§ **Data lines**
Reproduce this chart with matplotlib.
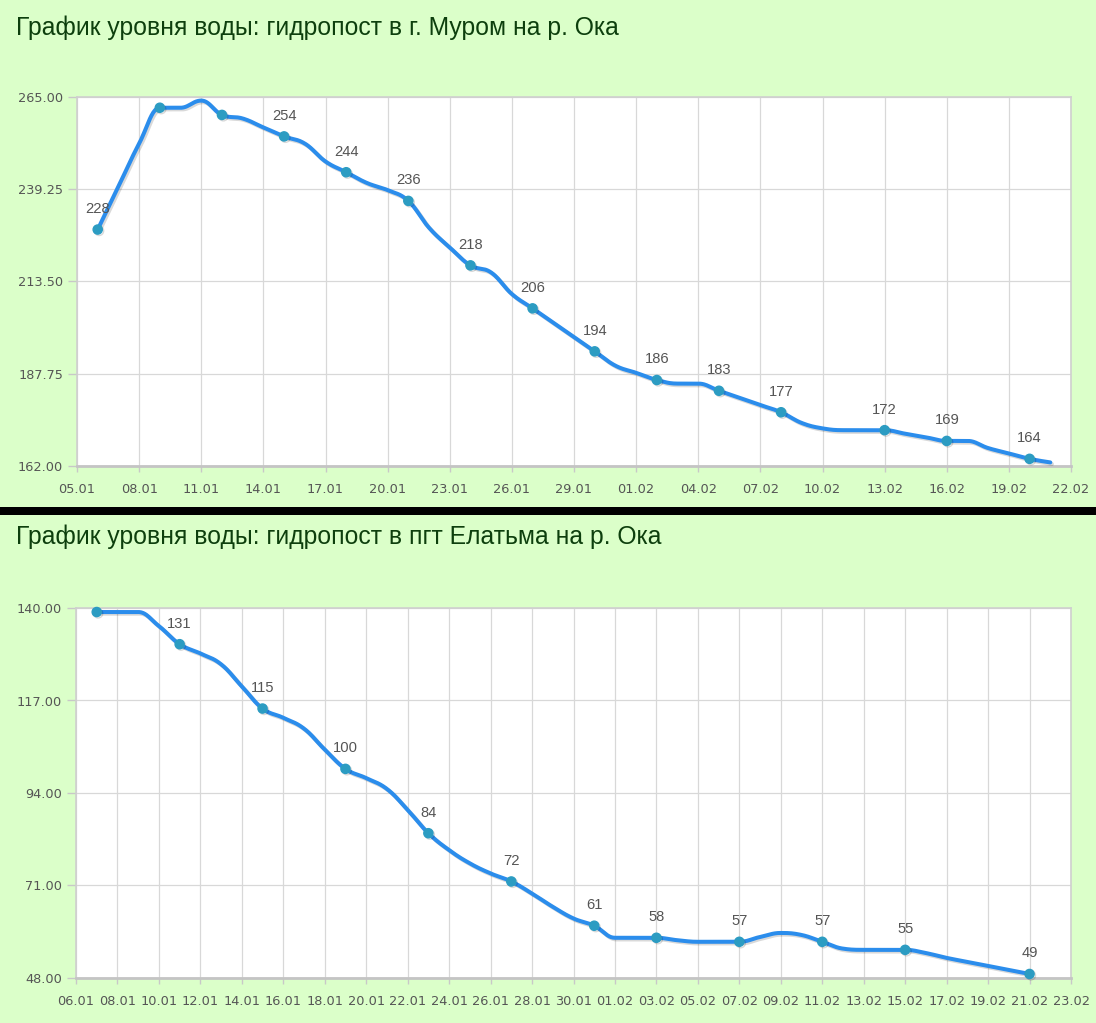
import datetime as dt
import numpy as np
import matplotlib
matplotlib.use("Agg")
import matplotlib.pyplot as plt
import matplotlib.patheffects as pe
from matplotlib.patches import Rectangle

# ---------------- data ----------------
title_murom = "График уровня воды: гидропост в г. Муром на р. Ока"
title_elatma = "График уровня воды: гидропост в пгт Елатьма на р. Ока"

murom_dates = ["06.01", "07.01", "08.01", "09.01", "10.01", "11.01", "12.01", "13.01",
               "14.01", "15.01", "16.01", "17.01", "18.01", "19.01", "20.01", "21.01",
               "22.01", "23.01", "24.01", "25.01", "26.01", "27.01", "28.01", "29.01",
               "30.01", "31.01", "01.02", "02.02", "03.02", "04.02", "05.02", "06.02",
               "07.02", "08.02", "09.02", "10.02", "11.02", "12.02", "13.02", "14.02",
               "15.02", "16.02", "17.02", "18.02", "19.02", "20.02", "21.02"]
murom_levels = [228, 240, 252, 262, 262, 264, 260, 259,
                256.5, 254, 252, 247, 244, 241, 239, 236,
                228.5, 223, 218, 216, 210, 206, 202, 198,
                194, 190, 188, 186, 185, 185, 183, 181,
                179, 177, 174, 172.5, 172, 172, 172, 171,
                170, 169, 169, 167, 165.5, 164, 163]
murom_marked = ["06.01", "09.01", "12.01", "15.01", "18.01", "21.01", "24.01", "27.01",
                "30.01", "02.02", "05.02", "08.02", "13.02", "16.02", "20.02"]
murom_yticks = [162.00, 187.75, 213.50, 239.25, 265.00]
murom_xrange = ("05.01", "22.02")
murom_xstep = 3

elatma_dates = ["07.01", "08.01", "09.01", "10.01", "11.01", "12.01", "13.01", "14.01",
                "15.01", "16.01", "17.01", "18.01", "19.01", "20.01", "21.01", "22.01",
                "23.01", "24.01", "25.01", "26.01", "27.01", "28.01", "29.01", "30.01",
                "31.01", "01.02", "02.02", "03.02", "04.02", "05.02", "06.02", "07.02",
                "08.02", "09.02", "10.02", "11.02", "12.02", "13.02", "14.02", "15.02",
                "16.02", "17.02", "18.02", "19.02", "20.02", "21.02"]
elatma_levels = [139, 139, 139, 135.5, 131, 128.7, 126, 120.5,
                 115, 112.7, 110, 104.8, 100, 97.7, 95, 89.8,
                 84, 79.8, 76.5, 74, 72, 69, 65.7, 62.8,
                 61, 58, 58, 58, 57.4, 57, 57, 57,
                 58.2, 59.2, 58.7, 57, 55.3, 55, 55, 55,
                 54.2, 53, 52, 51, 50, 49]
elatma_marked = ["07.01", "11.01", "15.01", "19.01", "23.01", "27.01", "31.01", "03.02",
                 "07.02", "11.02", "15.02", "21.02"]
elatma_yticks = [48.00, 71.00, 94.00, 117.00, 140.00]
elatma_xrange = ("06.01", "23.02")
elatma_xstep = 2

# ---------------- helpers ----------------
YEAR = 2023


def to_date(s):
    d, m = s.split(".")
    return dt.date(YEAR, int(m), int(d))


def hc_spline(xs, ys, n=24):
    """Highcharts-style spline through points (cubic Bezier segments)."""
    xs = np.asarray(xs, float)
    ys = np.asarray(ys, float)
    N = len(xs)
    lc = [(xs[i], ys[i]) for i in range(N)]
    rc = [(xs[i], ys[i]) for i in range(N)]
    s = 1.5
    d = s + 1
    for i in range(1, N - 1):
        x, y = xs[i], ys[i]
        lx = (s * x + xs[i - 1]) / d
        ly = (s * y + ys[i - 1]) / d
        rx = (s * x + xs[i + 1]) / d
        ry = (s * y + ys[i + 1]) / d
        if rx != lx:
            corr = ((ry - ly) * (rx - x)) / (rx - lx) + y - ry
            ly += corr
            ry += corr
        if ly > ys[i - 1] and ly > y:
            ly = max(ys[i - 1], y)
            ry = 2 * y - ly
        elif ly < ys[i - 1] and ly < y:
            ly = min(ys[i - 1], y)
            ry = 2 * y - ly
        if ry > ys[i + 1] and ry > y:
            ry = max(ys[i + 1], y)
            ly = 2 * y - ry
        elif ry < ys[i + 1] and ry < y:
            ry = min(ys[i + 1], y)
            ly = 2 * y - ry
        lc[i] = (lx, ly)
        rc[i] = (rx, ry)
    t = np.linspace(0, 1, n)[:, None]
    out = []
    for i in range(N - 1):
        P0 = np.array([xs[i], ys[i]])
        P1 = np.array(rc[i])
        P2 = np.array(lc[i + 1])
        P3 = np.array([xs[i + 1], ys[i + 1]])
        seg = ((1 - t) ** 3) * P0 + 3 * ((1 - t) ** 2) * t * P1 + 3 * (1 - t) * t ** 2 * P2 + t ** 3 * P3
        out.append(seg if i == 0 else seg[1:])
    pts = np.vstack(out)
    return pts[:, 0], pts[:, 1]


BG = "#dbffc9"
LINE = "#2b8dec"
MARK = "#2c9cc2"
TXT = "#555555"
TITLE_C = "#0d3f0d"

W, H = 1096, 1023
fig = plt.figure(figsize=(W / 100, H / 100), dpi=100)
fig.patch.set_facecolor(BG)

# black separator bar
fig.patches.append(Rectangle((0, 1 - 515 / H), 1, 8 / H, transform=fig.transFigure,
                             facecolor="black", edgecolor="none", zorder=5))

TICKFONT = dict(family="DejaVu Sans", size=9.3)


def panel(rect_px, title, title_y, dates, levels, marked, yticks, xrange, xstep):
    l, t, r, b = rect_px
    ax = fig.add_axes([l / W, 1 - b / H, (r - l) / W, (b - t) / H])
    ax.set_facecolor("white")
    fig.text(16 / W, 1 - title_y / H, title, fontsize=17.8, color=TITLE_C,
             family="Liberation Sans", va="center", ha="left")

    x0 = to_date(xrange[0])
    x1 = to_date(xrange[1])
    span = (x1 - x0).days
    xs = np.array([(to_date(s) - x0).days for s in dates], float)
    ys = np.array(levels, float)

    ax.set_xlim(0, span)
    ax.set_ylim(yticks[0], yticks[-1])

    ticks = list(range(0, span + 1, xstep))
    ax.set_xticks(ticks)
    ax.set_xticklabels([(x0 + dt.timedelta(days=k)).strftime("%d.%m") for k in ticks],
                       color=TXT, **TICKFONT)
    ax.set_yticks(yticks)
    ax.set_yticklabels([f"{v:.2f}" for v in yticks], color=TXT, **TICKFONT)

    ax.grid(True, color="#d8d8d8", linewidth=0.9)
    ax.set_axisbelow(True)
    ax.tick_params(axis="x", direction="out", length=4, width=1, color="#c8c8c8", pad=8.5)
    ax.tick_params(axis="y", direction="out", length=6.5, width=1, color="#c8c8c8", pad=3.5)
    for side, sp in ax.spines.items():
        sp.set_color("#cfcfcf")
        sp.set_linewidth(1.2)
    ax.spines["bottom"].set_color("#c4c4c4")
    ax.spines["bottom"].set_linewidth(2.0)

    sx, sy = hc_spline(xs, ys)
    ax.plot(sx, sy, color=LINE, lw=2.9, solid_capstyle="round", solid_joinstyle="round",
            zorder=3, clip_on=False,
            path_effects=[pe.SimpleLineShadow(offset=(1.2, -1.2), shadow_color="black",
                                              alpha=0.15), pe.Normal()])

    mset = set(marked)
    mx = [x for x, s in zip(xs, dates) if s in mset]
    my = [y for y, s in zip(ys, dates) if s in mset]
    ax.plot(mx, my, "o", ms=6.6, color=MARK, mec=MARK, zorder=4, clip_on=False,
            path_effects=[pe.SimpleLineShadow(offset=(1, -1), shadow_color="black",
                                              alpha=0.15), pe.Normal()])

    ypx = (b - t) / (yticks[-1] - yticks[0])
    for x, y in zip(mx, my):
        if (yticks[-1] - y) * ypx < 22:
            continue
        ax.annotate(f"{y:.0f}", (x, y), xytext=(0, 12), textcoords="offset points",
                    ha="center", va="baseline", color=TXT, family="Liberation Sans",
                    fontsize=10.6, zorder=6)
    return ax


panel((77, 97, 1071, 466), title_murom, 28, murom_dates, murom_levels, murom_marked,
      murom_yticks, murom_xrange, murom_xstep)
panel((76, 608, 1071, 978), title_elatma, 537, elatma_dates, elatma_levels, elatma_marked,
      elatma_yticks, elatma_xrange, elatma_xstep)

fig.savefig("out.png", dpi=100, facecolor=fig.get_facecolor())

§ **Objective**
Skip every picture and return the lines above from the top through the one that contains "гидропост в пгт".

§ **Result of this exercise**
Reproduce this chart with matplotlib.
import datetime as dt
import numpy as np
import matplotlib
matplotlib.use("Agg")
import matplotlib.pyplot as plt
import matplotlib.patheffects as pe
from matplotlib.patches import Rectangle

# ---------------- data ----------------
title_murom = "График уровня воды: гидропост в г. Муром на р. Ока"
title_elatma = "График уровня воды: гидропост в пгт Елатьма на р. Ока"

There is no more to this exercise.